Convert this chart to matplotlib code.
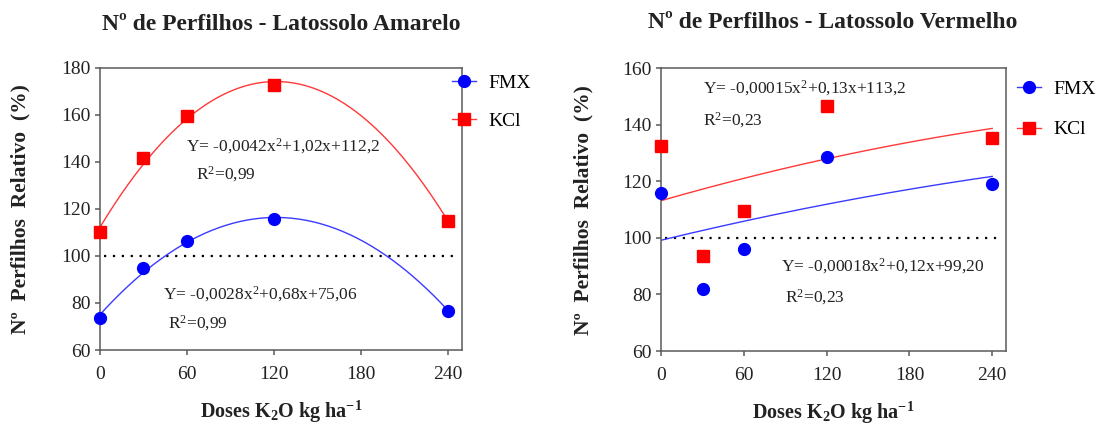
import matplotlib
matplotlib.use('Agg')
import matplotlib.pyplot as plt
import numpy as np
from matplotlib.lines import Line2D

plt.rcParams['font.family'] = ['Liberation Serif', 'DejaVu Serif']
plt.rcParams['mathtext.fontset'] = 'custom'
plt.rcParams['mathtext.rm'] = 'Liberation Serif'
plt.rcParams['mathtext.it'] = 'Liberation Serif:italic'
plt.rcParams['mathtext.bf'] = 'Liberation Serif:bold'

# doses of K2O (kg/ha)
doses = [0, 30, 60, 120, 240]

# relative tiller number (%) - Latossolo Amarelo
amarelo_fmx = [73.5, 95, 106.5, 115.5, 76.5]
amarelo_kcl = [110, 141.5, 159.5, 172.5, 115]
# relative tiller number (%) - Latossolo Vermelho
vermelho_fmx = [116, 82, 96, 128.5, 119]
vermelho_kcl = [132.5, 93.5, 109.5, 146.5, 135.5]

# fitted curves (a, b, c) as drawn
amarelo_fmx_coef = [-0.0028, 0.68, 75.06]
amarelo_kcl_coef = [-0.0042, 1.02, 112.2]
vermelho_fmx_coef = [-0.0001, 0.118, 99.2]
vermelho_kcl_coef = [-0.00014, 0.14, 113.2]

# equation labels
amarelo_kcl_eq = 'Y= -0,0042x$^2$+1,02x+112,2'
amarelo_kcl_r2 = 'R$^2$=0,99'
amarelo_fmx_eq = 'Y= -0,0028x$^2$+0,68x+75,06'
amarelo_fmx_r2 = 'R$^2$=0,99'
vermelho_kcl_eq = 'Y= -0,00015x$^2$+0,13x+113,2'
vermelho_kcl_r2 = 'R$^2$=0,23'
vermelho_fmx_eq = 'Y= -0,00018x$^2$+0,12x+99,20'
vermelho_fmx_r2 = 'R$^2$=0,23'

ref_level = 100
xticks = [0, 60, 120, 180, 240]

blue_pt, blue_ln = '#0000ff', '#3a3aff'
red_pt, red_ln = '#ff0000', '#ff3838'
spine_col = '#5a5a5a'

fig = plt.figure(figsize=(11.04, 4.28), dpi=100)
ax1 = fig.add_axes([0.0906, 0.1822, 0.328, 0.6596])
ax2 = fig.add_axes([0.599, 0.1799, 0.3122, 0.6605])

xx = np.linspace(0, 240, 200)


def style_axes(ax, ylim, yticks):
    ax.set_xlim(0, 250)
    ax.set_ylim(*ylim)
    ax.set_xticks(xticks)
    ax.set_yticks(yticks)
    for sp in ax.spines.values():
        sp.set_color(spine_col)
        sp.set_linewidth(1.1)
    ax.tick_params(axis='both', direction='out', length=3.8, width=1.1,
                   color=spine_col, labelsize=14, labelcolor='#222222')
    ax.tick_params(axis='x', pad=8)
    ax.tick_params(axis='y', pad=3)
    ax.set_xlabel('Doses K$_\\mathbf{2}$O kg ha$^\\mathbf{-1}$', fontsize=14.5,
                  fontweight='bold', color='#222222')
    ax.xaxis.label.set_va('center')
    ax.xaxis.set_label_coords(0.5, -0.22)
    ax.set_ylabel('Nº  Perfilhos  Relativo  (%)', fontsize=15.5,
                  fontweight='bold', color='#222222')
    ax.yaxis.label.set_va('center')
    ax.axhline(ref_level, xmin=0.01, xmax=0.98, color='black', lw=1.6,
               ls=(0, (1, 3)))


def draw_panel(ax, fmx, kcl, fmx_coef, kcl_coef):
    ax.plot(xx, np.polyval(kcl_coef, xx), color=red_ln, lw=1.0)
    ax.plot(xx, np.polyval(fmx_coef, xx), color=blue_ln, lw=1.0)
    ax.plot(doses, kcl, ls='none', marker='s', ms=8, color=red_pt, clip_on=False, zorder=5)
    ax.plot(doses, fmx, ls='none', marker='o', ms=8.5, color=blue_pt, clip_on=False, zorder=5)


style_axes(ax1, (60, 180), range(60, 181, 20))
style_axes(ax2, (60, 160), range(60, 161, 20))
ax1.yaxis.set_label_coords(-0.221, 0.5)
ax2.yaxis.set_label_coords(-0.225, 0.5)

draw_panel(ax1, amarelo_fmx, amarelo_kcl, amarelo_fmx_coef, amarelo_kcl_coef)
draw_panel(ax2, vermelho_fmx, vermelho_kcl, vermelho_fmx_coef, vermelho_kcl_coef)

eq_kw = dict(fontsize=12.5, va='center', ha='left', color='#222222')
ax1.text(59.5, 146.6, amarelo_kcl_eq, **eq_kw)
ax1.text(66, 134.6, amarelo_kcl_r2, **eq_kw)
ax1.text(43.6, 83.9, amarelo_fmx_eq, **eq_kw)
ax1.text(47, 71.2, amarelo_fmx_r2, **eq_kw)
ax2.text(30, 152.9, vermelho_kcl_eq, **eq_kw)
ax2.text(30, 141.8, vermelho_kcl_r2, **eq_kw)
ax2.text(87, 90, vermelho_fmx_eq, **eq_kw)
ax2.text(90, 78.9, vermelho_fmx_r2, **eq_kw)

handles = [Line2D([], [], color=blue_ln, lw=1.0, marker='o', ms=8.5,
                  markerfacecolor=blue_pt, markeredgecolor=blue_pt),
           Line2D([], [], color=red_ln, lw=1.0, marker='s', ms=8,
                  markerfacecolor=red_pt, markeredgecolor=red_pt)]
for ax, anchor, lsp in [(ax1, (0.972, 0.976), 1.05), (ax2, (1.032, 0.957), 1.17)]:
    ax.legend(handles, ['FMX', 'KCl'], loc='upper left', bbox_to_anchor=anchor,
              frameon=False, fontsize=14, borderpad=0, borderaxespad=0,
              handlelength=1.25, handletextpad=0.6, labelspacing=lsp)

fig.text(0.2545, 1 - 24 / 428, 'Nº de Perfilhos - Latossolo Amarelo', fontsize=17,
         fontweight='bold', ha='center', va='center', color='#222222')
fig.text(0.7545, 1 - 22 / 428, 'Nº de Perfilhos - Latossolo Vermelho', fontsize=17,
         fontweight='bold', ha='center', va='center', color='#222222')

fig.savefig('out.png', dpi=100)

============================================================

* Stated task
Your task is to restate word for word the lines from the top of the data to the line containing "vermelho_kcl_coef = [-0.00014, 0.14, 113.2]", both ends included, with every picture left out.

* Problem solution
Convert this chart to matplotlib code.
import matplotlib
matplotlib.use('Agg')
import matplotlib.pyplot as plt
import numpy as np
from matplotlib.lines import Line2D

plt.rcParams['font.family'] = ['Liberation Serif', 'DejaVu Serif']
plt.rcParams['mathtext.fontset'] = 'custom'
plt.rcParams['mathtext.rm'] = 'Liberation Serif'
plt.rcParams['mathtext.it'] = 'Liberation Serif:italic'
plt.rcParams['mathtext.bf'] = 'Liberation Serif:bold'

# doses of K2O (kg/ha)
doses = [0, 30, 60, 120, 240]

# relative tiller number (%) - Latossolo Amarelo
amarelo_fmx = [73.5, 95, 106.5, 115.5, 76.5]
amarelo_kcl = [110, 141.5, 159.5, 172.5, 115]
# relative tiller number (%) - Latossolo Vermelho
vermelho_fmx = [116, 82, 96, 128.5, 119]
vermelho_kcl = [132.5, 93.5, 109.5, 146.5, 135.5]

# fitted curves (a, b, c) as drawn
amarelo_fmx_coef = [-0.0028, 0.68, 75.06]
amarelo_kcl_coef = [-0.0042, 1.02, 112.2]
vermelho_fmx_coef = [-0.0001, 0.118, 99.2]
vermelho_kcl_coef = [-0.00014, 0.14, 113.2]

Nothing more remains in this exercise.